**Set task**
Copy the material below verbatim from the line with "Reproduce this chart with Apache ECharts." to the line with "const positions = categories.map((c, i)", both lines included, omitting pictures and every line outside that range.
-------- Given data --------
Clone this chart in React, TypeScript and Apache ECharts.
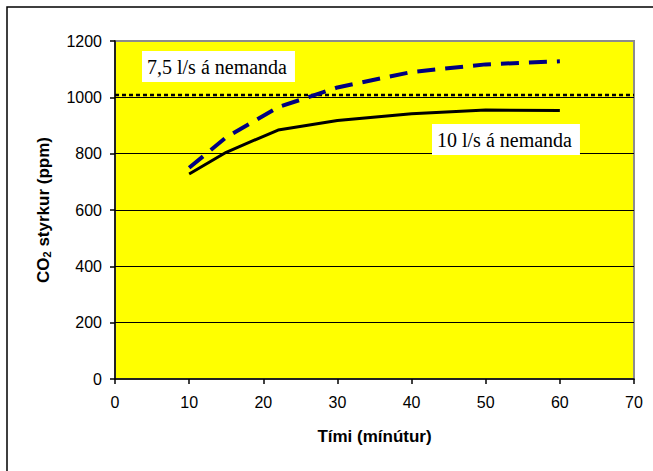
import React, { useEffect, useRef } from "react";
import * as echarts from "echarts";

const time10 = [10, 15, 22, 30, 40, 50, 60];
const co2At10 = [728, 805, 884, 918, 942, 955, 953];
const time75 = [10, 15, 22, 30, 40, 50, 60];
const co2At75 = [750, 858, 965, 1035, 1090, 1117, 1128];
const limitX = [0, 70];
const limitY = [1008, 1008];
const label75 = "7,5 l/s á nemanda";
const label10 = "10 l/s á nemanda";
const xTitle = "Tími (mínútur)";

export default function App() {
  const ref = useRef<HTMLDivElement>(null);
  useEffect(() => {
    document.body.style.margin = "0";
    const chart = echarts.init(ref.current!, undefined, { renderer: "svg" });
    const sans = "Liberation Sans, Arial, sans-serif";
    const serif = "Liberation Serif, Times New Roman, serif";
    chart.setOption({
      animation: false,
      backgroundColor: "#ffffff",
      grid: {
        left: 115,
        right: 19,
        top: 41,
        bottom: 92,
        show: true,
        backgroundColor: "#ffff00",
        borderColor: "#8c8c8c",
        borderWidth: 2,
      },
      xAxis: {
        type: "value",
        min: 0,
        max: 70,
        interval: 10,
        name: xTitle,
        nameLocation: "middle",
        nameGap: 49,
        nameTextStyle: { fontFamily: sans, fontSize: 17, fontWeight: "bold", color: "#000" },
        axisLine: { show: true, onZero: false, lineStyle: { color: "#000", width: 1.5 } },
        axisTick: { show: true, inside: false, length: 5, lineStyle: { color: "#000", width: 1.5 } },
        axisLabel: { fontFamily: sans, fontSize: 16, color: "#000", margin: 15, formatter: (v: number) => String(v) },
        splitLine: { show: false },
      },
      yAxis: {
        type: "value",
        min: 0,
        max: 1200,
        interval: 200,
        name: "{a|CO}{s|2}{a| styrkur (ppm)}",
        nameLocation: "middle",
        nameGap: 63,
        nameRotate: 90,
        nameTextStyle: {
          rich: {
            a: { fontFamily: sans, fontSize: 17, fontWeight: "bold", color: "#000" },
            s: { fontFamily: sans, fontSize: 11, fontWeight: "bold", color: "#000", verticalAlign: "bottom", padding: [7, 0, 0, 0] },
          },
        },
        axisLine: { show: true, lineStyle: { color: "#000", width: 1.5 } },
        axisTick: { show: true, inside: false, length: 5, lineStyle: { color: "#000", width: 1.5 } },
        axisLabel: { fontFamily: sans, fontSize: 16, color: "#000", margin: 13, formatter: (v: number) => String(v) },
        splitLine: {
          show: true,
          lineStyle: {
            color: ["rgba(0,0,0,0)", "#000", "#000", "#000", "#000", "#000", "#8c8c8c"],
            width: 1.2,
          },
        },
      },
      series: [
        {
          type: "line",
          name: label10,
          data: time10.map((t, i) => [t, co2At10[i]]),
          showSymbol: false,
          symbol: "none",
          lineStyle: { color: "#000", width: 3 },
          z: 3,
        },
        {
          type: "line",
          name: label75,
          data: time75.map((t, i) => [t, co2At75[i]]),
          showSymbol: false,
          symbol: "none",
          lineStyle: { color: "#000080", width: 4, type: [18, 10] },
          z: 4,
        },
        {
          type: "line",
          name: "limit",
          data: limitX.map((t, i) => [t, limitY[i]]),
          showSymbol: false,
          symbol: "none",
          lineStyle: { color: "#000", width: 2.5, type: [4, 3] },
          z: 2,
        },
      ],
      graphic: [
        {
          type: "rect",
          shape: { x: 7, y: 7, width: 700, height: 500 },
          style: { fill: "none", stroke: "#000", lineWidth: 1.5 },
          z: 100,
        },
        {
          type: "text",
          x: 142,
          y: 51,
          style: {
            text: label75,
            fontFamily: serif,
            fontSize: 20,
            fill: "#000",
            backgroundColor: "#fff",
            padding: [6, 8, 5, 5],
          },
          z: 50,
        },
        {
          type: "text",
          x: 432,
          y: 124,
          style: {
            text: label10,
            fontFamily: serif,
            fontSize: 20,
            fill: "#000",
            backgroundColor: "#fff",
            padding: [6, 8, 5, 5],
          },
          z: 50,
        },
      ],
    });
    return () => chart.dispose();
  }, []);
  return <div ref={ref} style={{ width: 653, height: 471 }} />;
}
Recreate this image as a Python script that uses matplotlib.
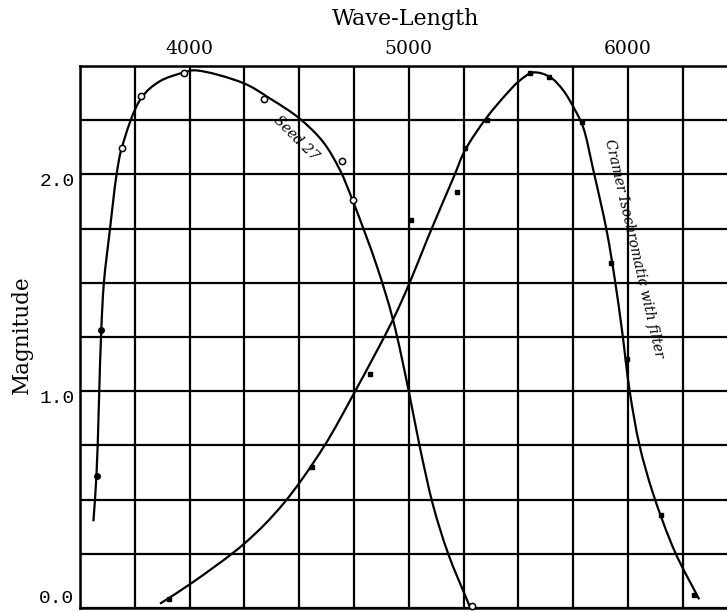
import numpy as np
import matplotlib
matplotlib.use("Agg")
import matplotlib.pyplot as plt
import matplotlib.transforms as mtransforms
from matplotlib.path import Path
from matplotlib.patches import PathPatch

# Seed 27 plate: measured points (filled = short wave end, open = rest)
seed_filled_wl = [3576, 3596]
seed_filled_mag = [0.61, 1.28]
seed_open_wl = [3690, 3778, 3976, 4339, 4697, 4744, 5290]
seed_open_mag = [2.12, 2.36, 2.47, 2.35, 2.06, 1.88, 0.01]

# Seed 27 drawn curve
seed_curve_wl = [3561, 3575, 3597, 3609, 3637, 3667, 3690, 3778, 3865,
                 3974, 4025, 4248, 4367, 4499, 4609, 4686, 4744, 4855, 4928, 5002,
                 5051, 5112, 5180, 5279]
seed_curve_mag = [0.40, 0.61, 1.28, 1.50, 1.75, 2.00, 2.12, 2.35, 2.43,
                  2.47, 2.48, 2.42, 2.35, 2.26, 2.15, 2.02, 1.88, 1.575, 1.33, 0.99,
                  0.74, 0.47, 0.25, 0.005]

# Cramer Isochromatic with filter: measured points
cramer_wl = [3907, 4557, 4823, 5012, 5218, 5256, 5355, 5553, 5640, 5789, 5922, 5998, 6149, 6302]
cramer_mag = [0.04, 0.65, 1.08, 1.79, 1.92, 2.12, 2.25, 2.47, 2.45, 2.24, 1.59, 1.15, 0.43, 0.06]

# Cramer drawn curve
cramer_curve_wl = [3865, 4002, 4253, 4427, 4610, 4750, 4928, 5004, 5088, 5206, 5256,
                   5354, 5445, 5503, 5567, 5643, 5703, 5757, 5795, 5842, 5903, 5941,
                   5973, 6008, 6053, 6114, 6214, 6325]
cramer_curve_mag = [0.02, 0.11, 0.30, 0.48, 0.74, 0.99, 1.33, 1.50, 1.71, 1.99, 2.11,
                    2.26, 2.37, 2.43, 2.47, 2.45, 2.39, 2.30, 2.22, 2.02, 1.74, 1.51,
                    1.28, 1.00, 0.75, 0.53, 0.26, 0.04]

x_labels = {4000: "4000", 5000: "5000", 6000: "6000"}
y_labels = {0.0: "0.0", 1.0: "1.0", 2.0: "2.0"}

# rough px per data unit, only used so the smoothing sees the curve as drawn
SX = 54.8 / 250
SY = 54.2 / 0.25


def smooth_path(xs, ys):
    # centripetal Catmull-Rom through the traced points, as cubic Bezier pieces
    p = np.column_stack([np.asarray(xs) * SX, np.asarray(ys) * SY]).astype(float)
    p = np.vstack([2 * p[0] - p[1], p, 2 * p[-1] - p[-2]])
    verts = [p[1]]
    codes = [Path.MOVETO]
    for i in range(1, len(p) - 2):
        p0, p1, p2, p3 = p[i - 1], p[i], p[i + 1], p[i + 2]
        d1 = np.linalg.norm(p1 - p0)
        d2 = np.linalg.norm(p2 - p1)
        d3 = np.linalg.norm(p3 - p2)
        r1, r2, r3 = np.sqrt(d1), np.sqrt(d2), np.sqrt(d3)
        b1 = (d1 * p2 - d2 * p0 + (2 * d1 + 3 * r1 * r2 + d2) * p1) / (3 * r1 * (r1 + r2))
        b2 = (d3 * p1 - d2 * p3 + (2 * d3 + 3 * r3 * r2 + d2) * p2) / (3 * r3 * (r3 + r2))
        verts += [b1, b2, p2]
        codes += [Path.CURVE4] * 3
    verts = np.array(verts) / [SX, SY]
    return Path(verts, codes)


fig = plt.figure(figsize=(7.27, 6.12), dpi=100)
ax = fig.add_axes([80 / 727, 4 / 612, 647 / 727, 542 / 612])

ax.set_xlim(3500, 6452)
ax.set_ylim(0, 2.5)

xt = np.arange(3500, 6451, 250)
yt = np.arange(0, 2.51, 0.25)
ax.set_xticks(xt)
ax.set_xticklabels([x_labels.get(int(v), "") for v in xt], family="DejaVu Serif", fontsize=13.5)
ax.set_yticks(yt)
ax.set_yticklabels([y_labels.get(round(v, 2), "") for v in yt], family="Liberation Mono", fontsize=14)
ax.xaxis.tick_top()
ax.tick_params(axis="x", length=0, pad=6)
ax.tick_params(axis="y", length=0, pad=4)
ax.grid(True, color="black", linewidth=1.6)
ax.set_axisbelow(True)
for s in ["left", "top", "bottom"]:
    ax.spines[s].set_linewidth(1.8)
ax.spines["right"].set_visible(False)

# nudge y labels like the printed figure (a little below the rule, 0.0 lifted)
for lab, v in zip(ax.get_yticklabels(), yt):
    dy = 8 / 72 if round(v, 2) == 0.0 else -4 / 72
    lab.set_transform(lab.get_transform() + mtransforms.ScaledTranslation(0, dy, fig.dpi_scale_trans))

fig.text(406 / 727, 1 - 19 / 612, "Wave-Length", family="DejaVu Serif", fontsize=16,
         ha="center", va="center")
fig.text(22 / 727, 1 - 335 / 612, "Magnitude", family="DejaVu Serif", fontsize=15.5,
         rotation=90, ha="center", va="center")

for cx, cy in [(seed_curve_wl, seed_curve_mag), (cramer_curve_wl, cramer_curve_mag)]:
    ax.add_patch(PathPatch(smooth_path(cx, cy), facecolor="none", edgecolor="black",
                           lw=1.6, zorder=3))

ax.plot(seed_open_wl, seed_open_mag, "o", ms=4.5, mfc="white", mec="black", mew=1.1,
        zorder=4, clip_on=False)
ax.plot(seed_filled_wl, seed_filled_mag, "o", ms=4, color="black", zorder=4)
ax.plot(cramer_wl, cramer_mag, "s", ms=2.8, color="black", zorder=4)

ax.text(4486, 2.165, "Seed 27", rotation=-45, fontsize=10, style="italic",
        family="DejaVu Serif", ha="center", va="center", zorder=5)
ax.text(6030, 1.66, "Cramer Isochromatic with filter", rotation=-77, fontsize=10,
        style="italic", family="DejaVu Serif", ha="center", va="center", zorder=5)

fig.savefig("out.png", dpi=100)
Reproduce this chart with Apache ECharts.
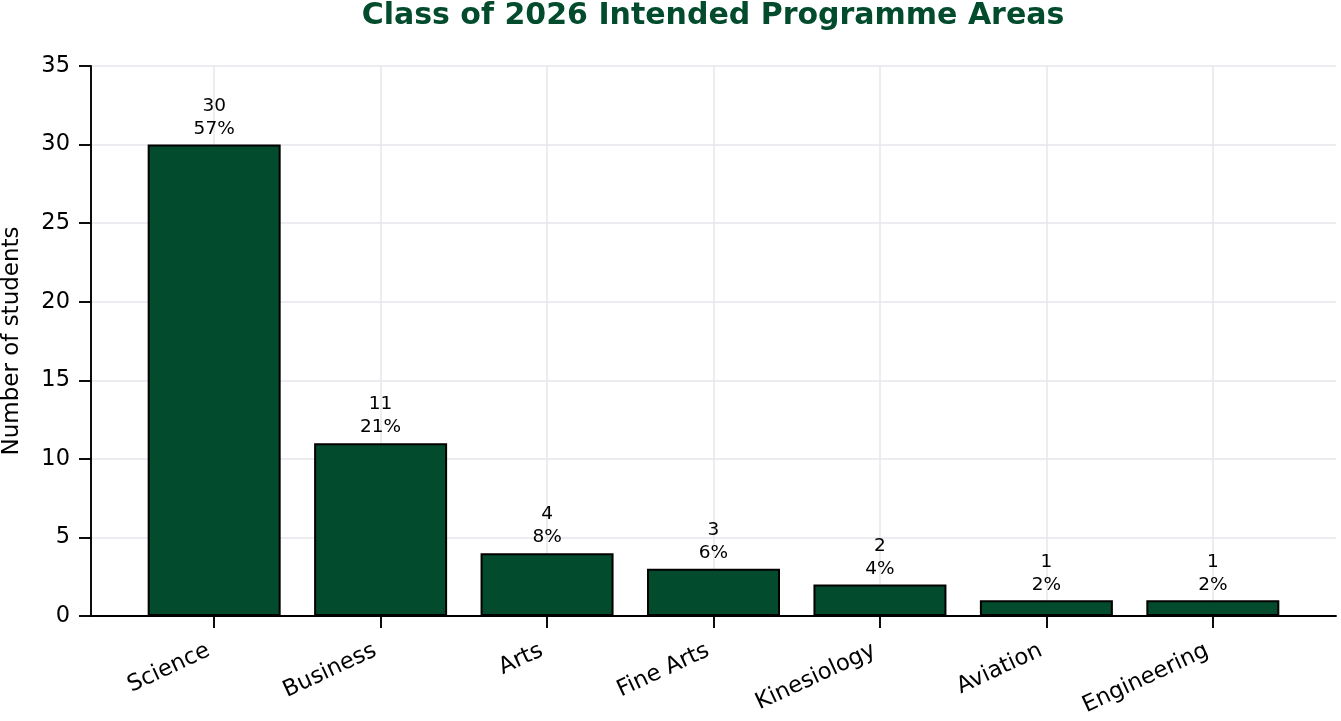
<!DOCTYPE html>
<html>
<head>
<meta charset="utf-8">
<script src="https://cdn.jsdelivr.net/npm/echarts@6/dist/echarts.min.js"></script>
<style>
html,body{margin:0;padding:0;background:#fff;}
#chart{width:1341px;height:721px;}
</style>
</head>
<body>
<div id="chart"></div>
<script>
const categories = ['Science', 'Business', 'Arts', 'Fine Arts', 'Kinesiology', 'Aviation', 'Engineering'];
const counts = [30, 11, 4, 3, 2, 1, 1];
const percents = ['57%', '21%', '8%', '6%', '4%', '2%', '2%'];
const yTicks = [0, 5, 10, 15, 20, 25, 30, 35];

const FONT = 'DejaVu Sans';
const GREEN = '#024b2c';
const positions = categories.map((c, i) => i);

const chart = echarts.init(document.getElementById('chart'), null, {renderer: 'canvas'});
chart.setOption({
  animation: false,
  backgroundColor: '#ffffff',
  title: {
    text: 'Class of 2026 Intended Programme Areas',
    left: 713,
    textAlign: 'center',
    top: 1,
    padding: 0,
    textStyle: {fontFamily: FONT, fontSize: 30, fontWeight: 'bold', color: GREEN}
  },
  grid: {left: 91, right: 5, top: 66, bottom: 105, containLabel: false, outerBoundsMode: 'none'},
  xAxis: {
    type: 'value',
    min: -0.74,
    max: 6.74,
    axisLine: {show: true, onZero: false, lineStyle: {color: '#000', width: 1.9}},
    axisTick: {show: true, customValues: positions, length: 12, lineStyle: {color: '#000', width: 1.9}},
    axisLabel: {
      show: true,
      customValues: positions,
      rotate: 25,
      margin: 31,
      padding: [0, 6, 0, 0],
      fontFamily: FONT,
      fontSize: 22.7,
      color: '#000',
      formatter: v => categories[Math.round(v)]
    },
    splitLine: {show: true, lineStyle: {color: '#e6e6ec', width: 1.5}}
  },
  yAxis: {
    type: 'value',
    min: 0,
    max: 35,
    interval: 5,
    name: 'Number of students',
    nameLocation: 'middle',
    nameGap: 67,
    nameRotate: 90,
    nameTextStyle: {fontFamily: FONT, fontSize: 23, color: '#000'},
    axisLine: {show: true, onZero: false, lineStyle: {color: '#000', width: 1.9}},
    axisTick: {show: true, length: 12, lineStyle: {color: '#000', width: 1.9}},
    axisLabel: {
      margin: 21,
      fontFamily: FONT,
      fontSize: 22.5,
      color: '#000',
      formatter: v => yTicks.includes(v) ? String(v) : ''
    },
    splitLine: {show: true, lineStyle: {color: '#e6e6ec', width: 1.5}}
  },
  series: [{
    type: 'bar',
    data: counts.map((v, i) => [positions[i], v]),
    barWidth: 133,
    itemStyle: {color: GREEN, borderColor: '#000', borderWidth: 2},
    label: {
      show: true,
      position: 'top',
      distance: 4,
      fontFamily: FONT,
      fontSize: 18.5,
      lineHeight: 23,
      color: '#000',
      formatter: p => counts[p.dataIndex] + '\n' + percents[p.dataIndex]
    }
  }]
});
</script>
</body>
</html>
--------
**Output**
Reproduce this chart with Apache ECharts.
<!DOCTYPE html>
<html>
<head>
<meta charset="utf-8">
<script src="https://cdn.jsdelivr.net/npm/echarts@6/dist/echarts.min.js"></script>
<style>
html,body{margin:0;padding:0;background:#fff;}
#chart{width:1341px;height:721px;}
</style>
</head>
<body>
<div id="chart"></div>
<script>
const categories = ['Science', 'Business', 'Arts', 'Fine Arts', 'Kinesiology', 'Aviation', 'Engineering'];
const counts = [30, 11, 4, 3, 2, 1, 1];
const percents = ['57%', '21%', '8%', '6%', '4%', '2%', '2%'];
const yTicks = [0, 5, 10, 15, 20, 25, 30, 35];

const FONT = 'DejaVu Sans';
const GREEN = '#024b2c';
const positions = categories.map((c, i) => i);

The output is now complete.